The Iraqi army on Sunday said its air force carried out a series of strikes against positions held by the so-called Islamic State in rural Salahuddin province, killing a ‘group of’ fighters.
This marks the latest air operation the Iraqi forces have carried out using F-16s, targeting hideouts of the terrorist organization in Salahuddin province, which contains sprawling near-uninhabitable areas that are used by sleeper cells to plan and carry out attacks on nearby territories witnessing security gaps.
The Iraqi military communications center, the Security Media Cell, said that the warplanes directed “precise strikes against the hideouts of [ISIS] terrorist gangs on the island of Abdul Aziz, located in the middle of the Tigris River west of al-Dour district in Salahuddin province.”
The army statement said the shelling “killed a group of terrorist elements and completely destroyed the hideouts,” from where the group launches attacks on the Iraqi security forces and citizens.
Iraqi forces have carried out a series of sweeping operations in that area, as well as other hotbeds of Islamic State militancy. Still, the terrorist organization’s insurgency continues, seeing a marked uptick in recent weeks as other crises grip the country, including the coronavirus outbreak.

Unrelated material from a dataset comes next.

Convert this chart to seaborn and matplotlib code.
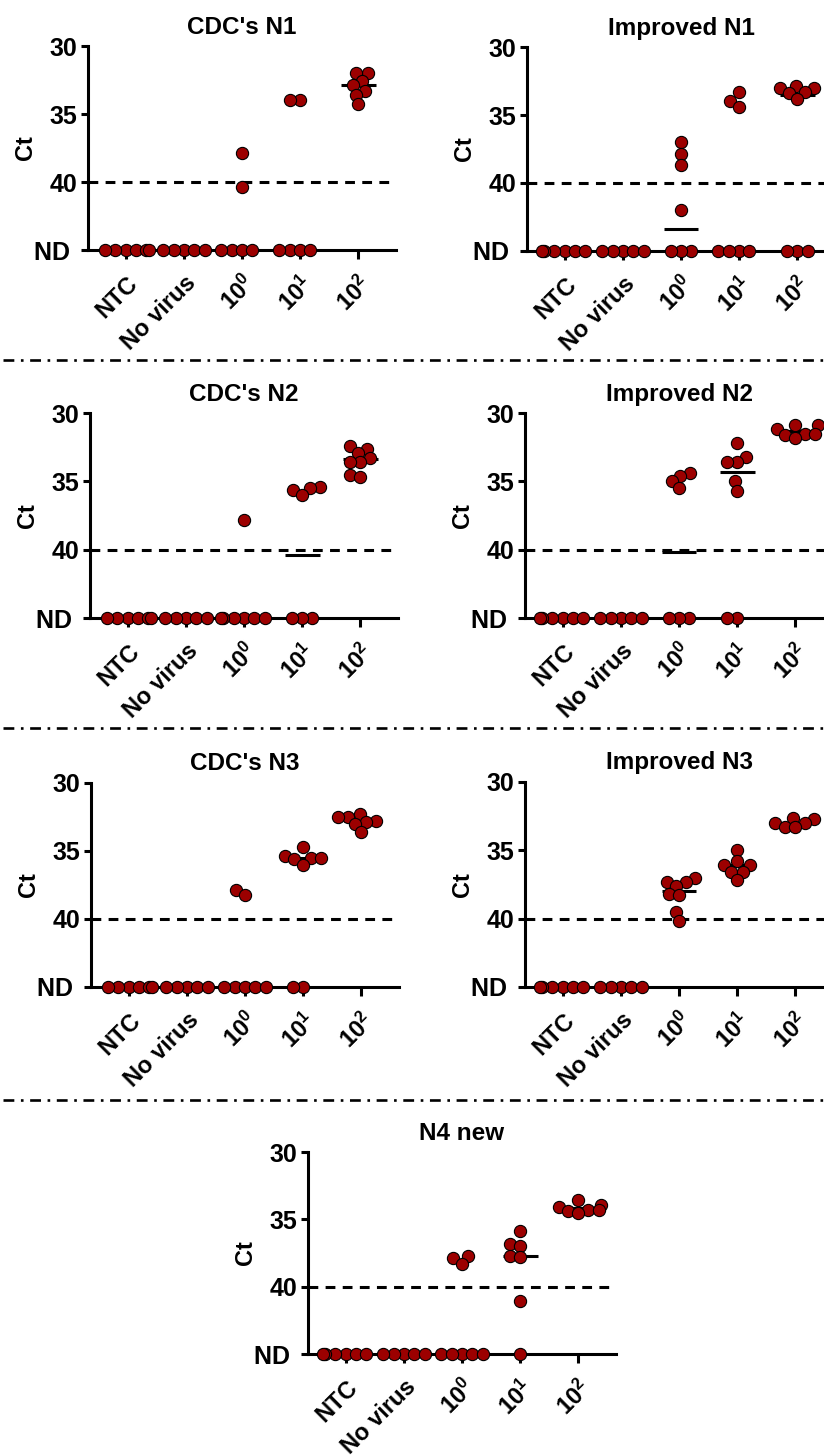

In an earlier operation on April 13, anti-ISIS Coalition airstrikes and a ground assault by Iraqi forces killed over 20 suspected Islamic State fighters based in the Wadi al-Shai of disputed Kirkuk province, a Coalition statement said on Friday.
Baghdad declared a military victory over the group in late 2017.
On Saturday alone, nine members of the Iraqi security forces and two civilians were injured in four separate attacks by Islamic State sleeper agents in different parts of the central province of Diyala. One of the incidents involved a blast that apparently targeted troops engaged in a military operation to search out remnants of the terrorist group.